In a few weeks it will be the one year anniversary of the Fukushima Daiichi nuclear plant disaster, which had all but soured the Japanese public’s appetite for nuclear energy.
What once supplied 25 percent of the country’s energy needs, nuclear power plants are being decommissioned one by one. As of February 2011, only two of the country’s 54 commercial reactors remained functioning. While the disaster was a year ago, the Japanese economy is still feeling the after effects. Last month, Japan hit a record trade deficit at $18.59 billion, topping its previous record during the Asian financial crisis of the 1990’s. The primary culprit for the country’s lopsided import export balance is energy. Having weaned itself off of nuclear energy within a span of a year, Japan has ramped up imports of liquefied natural gas (LNG). As both an island and resource poor country, Japan relies almost entirely on energy imports and when it comes to LNG, Japan is the world’s largest customer.
Ranked as the world’s third largest economy, having a secure, steady, and reliable supply of energy is not only a matter of economic importance but of national security. As a result, Japan is willing to, and perhaps has no option but to, pay the premium price. In 2011, to address short term energy needs, Japan dramatically increased LNG spot purchases, hitting record high levels of LNG imports. And with intensified interest in LNG, Japanese energy companies have taken the lead in transforming Japan from a major customer to an active player within the global LNG development and distribution market.
On July 2011, Tokyo Electric Power Company (TEPCO) and Chevron signed a long-term LNG deal that would supply 3.1 million tons of LNG for up to 20 years. During the signing of the deal, there were talks about TEPCO’s acquisition of a 20 percent share of the Chevron’s Wheatstone downstream processing facilities in Australia. Currently, Japanese gas companies are working with Russian gas giant, Gazprom, over a number of investment projects to develop and export natural gas from the Russian Far East. The focus has largely been on the construction of a LNG gasification plants in Vladivostok, which are due to begin production in 2013 with an annual output of 5 million tons per plant.
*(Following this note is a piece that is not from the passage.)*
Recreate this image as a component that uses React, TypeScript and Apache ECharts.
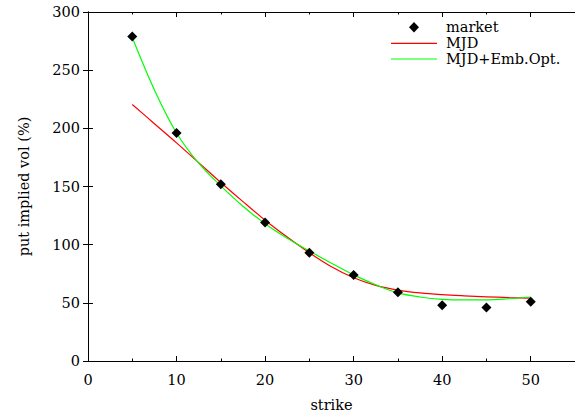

Last week, Japan’s Mitsubishi Corporation purchased $280 million worth of shares in nine of Talisman Energy Inc.’s natural gas blocks in Papua New Guinea. Mitsubishi is now the 20 percent owner of this Canadian company, a firm that has been actively developing the natural gas potential of Papua New Guinea, an estimated 3 million tons of LNG per year.
While LNG imports are up, Japan’s import of crude oil has slightly dropped in the last year due to a weaker than expected industrial production rebound. According to the Japanese Ministry of Economy, Trade and Industry, the country imported about 19 million less kiloliters in December 2011 (19,160,673 kl) than it did in December 2010 (20,233,483 kl). Furthermore, after pressure by the U.S., Tokyo has agreed to decrease 2o percent of its oil imports from Iran, which accounted for 10 percent of its imports in 2010.
An Opportunity to Liberalize the Energy Market?
Echoing public distrust of large energy firms like TEPCO after the Fukushima disaster, some have begun to push policymakers to liberalize the country’s entire energy industry. Dominated by regional monopolies, much of Japan’s energy development, management, and delivery is usually under the regime of a single company.
The push for liberalization would break apart these various responsibilities, thus increasing competition and efficiency and resulting in cheaper prices and energy conservation. By “debundling” these major energy giants, the customers would have a choice in supplier, thus increasing competition and efficiency. Furthermore, it is believed that a liberalized energy market is more receptive to and encourage development of low-carbon energy sources. Yielding to greater competition, the EU is currently undergoing its own liberalization process, where major pseudo-state energy companies are slowly being broken up, yielding to higher competition amid growing calls for cleaner energy.
The UK, which began liberalizing its energy market in the 1980’s, recently introduced a series of reforms to incentivize its utility companies to decarbonize its power supplies. For many advocates, including those in the Japanese Diet, restructuring the energy market is not a matter of when but how and to what degree. Nevertheless, the prospect of a high-yielding and economically competitive renewable energy market is still in the distant future. With public rejection of nuclear energy and carbon heavy alternatives like crude oil, LNG appears to be the only option for Japan to keep the lights on.